Other examples of changes to healthcare that may be transformative, given the right regulatory environment and reimbursement, include home-based healthcare, such as house calls by providers to perform low-risk procedures, including corticosteroid injections into joints.
Additionally, the availability of at-home blood collection and testing kits is becoming more widespread, allowing patients to send in blood samples or other biological specimens for diagnostic testing.
One of the most important lessons learned during the COVID-19 pandemic is that improved collaboration among insurers, providers, policy makers and legislators can expedite ways to improve patient care. The Centers for Medicare & Medicaid Services (CMS) acknowledged the value of audio-only evaluation and management visits by reimbursing them at the same rate as audiovisual and in-person evaluations. There should be similar parity under ERISA (Employee Retirement Income Security Act) healthcare plans.

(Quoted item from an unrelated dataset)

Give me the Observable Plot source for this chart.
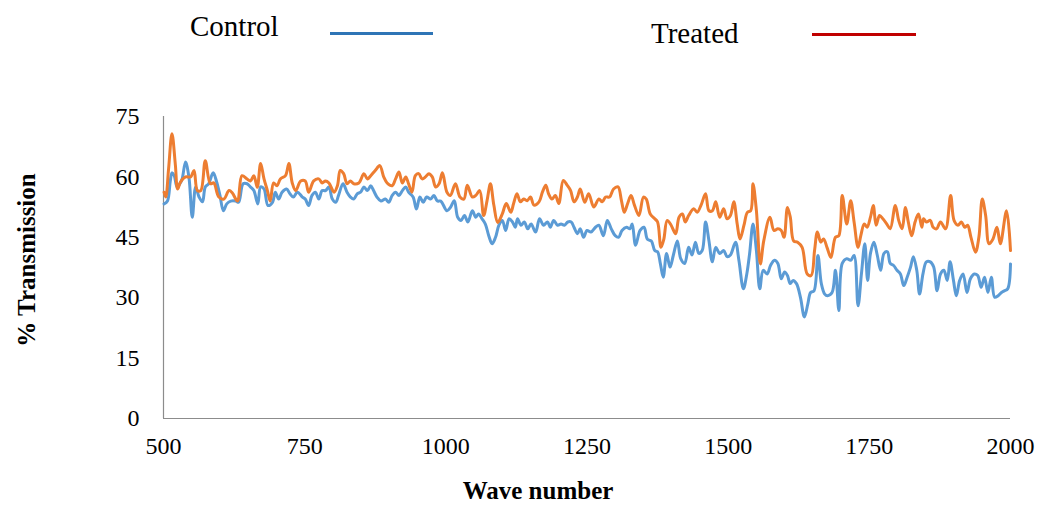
<!DOCTYPE html>
<html>
<head>
<meta charset="utf-8">
<script src="https://cdn.jsdelivr.net/npm/d3@7"></script>
<script src="https://cdn.jsdelivr.net/npm/@observablehq/plot@0.6"></script>
<style>
  body { margin: 0; background: #fff; }
  #wrap { position: relative; width: 1039px; height: 505px; overflow: hidden; background: #fff; }
  #wrap svg { position: absolute; left: 0; top: 0; }
  .t { position: absolute; font-family: "Liberation Serif", "Times New Roman", serif; line-height: 1; white-space: nowrap; color: #000; }
  .lg { font-size: 29px; }
  .sw { position: absolute; height: 3px; }
  .ax { font-size: 25px; font-weight: bold; }
</style>
</head>
<body>
<div id="wrap">
  <div class="t lg" style="left:190px; top:12px;">Control</div>
  <div class="sw" style="left:330px; top:32px; width:103px; background:#2E75B6;"></div>
  <div class="t lg" style="left:651px; top:19px;">Treated</div>
  <div class="sw" style="left:812px; top:33px; width:104px; background:#C00000;"></div>
  <div class="t ax" style="left:538px; top:478px; transform: translateX(-50%);">Wave number</div>
  <div class="t ax" style="left:26px; top:260px; transform: translate(-50%,-50%) rotate(-90deg);">% Transmission</div>
</div>
<script>
const seriesNames = ["Control", "Treated"];
const xTicks = [500, 750, 1000, 1250, 1500, 1750, 2000];
const yTicks = [0, 15, 30, 45, 60, 75];

const controlWave = [501,507,512,515,519,524,529,533,539,545,551,557,563,569,574,580,588,594,600,606,612,619,628,633,641,648,654,660,667,672,678,685,693,698,704,710,718,724,730,737,746,751,757,763,769,775,781,787,793,799,805,810,818,825,831,837,843,849,855,861,867,872,878,885,893,899,905,911,917,923,929,934,942,948,954,960,966,973,979,985,991,1002,1008,1015,1021,1027,1033,1039,1047,1053,1058,1064,1070,1076,1082,1088,1094,1100,1106,1112,1118,1123,1127,1133,1139,1145,1151,1159,1166,1173,1180,1185,1191,1198,1204,1210,1216,1222,1227,1233,1238,1244,1250,1257,1265,1271,1279,1286,1293,1300,1306,1312,1320,1326,1330,1336,1344,1351,1357,1364,1370,1375,1380,1385,1391,1397,1403,1410,1416,1423,1430,1436,1442,1448,1454,1460,1466,1472,1478,1485,1492,1498,1504,1513,1519,1527,1533,1538,1544,1550,1556,1562,1569,1575,1582,1588,1594,1600,1605,1610,1615,1621,1628,1635,1641,1646,1652,1659,1665,1671,1676,1684,1690,1696,1702,1710,1717,1723,1730,1736,1742,1747,1752,1758,1764,1770,1776,1782,1787,1793,1799,1805,1811,1817,1823,1828,1834,1839,1845,1851,1858,1864,1870,1876,1882,1888,1893,1899,1904,1910,1916,1923,1929,1936,1942,1948,1954,1960,1966,1972,1978,1984,1989,1995,2000];
const controlValue = [53.3,54,59,61,60.3,57.5,58.3,59.5,63.7,60,50,57.5,55,53.8,57.5,58.3,61,58.8,55.4,51.6,53.3,54,54,53.7,58.3,58.3,57.5,56.6,53.3,57.5,57,52.9,53.7,56.2,54.5,56.2,57,55.8,55,56.2,55,54.5,52.9,55.4,56.2,54.5,56.6,56.6,57.5,54.5,53.7,55.4,58.3,56.2,55,54.5,55.8,56.2,57.5,56.6,57.8,56.6,55,54,54.5,53.7,55.4,56.2,55.4,56.6,57.5,56.2,55,52,55,53.7,55,54.5,55.4,54,54,51.6,52.4,54.1,50,49.2,50.4,48.8,51.6,50,50.8,49.6,48.3,45.4,43.4,45,48,49.2,46.7,49.6,48.8,47.5,49.6,48,48.8,47.1,48.3,46.3,49.6,48,48.8,47.5,49.2,48,48.3,48,48.8,48.8,47.5,45.9,47.1,45,46.7,46.3,47.5,48,45.4,49.2,47.1,45.4,45,46.7,47.5,47.1,48.3,43,46.7,47.5,44.5,44.1,41.7,41.4,38.4,35.1,41,37.6,40.6,44.1,39.7,38.5,42.5,40.6,43.8,41,41.7,48.8,44.1,38.9,42.5,41,41.7,40.2,40.6,43.8,39.3,32.2,35.9,41,48.3,41.7,32.2,36.8,35.9,38,39.3,38.5,34.7,36.4,35.5,33.5,34.3,33.5,30.1,25.2,28.4,31.3,31.7,40.5,33.5,30.9,30.5,31.3,36.8,26.8,38.5,39.7,39.3,40.5,28,35.9,43.4,34.3,41,43.8,40.6,36.8,41,41.4,38.5,38,36.8,35.9,33,35.1,37.6,40.2,36.8,30.9,35.9,38.9,38.9,37.6,31.7,35.9,36.8,34.3,38.9,34.3,30.5,34.3,35.9,31.3,34.7,35.9,35.5,32.6,35.1,31.3,35.1,30.1,30.5,31.3,31.7,32.2,38.4];

const treatedWave = [501,504,509,515,521,525,530,539,548,554,560,566,574,583,589,598,607,616,622,631,639,648,654,660,666,672,678,684,689,695,701,707,716,722,728,734,743,751,757,766,775,781,787,793,802,808,813,819,825,831,837,846,855,861,867,875,883,890,896,905,911,917,923,929,934,940,946,952,958,964,970,976,982,988,994,1002,1008,1017,1025,1032,1038,1047,1053,1060,1067,1073,1079,1085,1092,1100,1107,1115,1120,1126,1132,1138,1144,1150,1156,1165,1171,1177,1182,1188,1194,1200,1208,1215,1221,1227,1233,1238,1246,1253,1262,1271,1277,1283,1290,1297,1305,1311,1316,1322,1328,1334,1342,1350,1355,1362,1370,1375,1381,1386,1392,1399,1407,1413,1419,1424,1430,1439,1445,1452,1460,1466,1472,1478,1485,1492,1498,1504,1510,1516,1521,1528,1534,1540,1544,1550,1557,1563,1574,1581,1588,1594,1599,1605,1610,1616,1623,1631,1640,1647,1653,1658,1664,1669,1675,1682,1690,1696,1702,1710,1717,1723,1730,1735,1741,1746,1752,1757,1762,1768,1774,1781,1787,1796,1802,1808,1814,1819,1825,1831,1837,1843,1846,1851,1858,1863,1869,1876,1885,1894,1900,1907,1913,1919,1924,1930,1938,1944,1950,1956,1962,1969,1976,1982,1993,2000];
const treatedValue = [56.2,55,62,70.7,63,57,58.7,60,60,61.6,56.6,56.6,64,58.3,58.5,55,54.5,56.6,56,54,60.3,59.5,59,60.3,57.4,63.3,59.5,56.6,54,58.5,57.8,59.5,60.3,63.3,58.5,56.6,59,59,56.2,59,59.5,58.5,59,58.5,56.2,57.8,61.6,60.8,58.3,59,58.3,58.5,60.8,59.5,60.3,61.6,62.8,60,58.5,57.8,59.5,61.2,58.5,60,58.3,56.2,60.3,60.8,59.5,60,60.8,60,57.5,58.3,61,56.2,55.4,58.3,55,54.5,57.9,55,55.4,56.6,50.4,54.1,58.3,53,48.7,50.8,53.4,51.2,53.4,55.8,53.8,54.5,54.1,55,53,53.8,56.2,57.9,55.8,54.5,55.4,53.4,59.1,57.9,56.6,53.8,55,57,53.7,55.8,52.5,54.5,53.8,55,55,57,57.5,54.1,51.2,53.4,55.4,53,50.4,55,54.5,50.8,49.6,48.8,42.5,44.5,49.2,48,45.9,50,50.8,48.8,50.4,52.1,51.2,53,55.8,51.6,51.6,53.8,50,52.1,49.6,50.4,53.8,48.3,44.6,48,51.2,51.6,58.3,51.6,38.4,44.1,50,46.7,47.1,46.7,45,52.4,50,44.1,43.8,42.5,35.9,35.5,41.7,46.3,43.8,44.6,42.5,40,45,45.4,55.4,48.3,54.1,48.8,42.5,45.5,48.3,47.5,50,52.9,48,50.4,49.6,48.3,47.1,52.9,49.2,47.1,52.4,48.8,45.4,48.8,50.8,47.5,49.6,48.8,49.2,47.5,47.1,48.8,47.1,55.4,49.2,48,48.8,47.5,48,45,41.3,45,54.5,50.4,43.4,44.6,47.5,43.4,51.6,41.7];

const control = controlWave.map((w, i) => ({wave: w, value: controlValue[i], series: seriesNames[0]}));
const treated = treatedWave.map((w, i) => ({wave: w, value: treatedValue[i], series: seriesNames[1]}));

const chart = Plot.plot({
  width: 1039,
  height: 505,
  marginLeft: 163,
  marginRight: 29,
  marginTop: 116,
  marginBottom: 87,
  style: { fontFamily: '"Liberation Serif", "Times New Roman", serif', fontSize: "24px", color: "#000", background: "transparent", overflow: "visible" },
  x: { domain: [500, 2000], ticks: xTicks, tickFormat: d => String(d), tickSize: 0, tickPadding: 18, label: null },
  y: { domain: [0, 75], ticks: yTicks, tickFormat: d => String(d), tickSize: 0, tickPadding: 24, label: null },
  marks: [
    Plot.ruleX([500], { stroke: "#8c8c8c", strokeWidth: 1.2 }),
    Plot.ruleY([0], { stroke: "#8c8c8c", strokeWidth: 1.2 }),
    Plot.line(control, { x: "wave", y: "value", stroke: "#5B9BD5", strokeWidth: 3, curve: "catmull-rom" }),
    Plot.line(treated, { x: "wave", y: "value", stroke: "#ED7D31", strokeWidth: 3, curve: "catmull-rom" })
  ]
});
document.getElementById("wrap").prepend(chart);
</script>
</body>
</html>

Reform of outdated professional license regulation policies, which would facilitate delivery of outpatient and inpatient telehealth services across state lines, should also be addressed. Financial or other incentives could be enacted by legislators or policy makers to promote connectivity and cross-talk among different electronic health record systems, which would reduce redundancy of imaging and laboratory testing, and allow more funds to be directed toward care to improve patient outcomes.
The global pandemic has highlighted the problematic health disparities that have plagued the U.S. for decades. Now is the time to aggressively address the social determinants of health that have resulted in poorer outcomes for African American and Hispanic patients with rheumatic diseases. Continued parity for audiovisual and audio-only telehealth evaluation and management visits will continue to support broader access to care for patients in rural and underserved areas without access to the technologies required for video.
Finally, global collaborations to share information and best practices across countries have arisen as a result of COVID-19, such as the Global Rheumatology Alliance. Continuing and expanding such efforts to share information can result in adoption of best practices across countries, as well as highlight the need for specific geographic or population-based programs to optimize care of patients with rheumatic diseases.
How We Get There
The development of many of these innovations is dependent on the availability of research funding to demonstrate that they improve patient outcomes and to assess feasibility and cost effectiveness. As the largest private funding source for rheumatology research and training in the U.S., the Rheumatology Research Foundation is dedicated to providing funding for highly innovative ideas that advance treatment options, improve care and impact the lives of the 54 million Americans living with rheumatic disease.
In our most recent fiscal year, the Foundation distributed almost $11 million in grant awards focused on research and workforce development within the field of rheumatology. Amid the economic crisis accompanying the global pandemic, the Foundation intends to fund grant applications to explore the relationships between COVID-19 and rheumatic and musculoskeletal disease (see Notice of Special Interest).
Let’s work together to provide hope and action, and make the COVID-19 pandemic a watershed moment rather than a lost opportunity to transform care for patients with rheumatic diseases.
S. Louis Bridges Jr., MD, PhD, president of the Rheumatology Research Foundation, is the former director of the Division of Clinical Immunology and Rheumatology at the University of Alabama at Birmingham School of Medicine and has been named physician in chief and chair of the Department of Medicine at the Hospital for Special Surgery (HSS) and chief of the Division of Rheumatology at HSS and Weill Cornell Medical Center, New York, effective Sept. 1.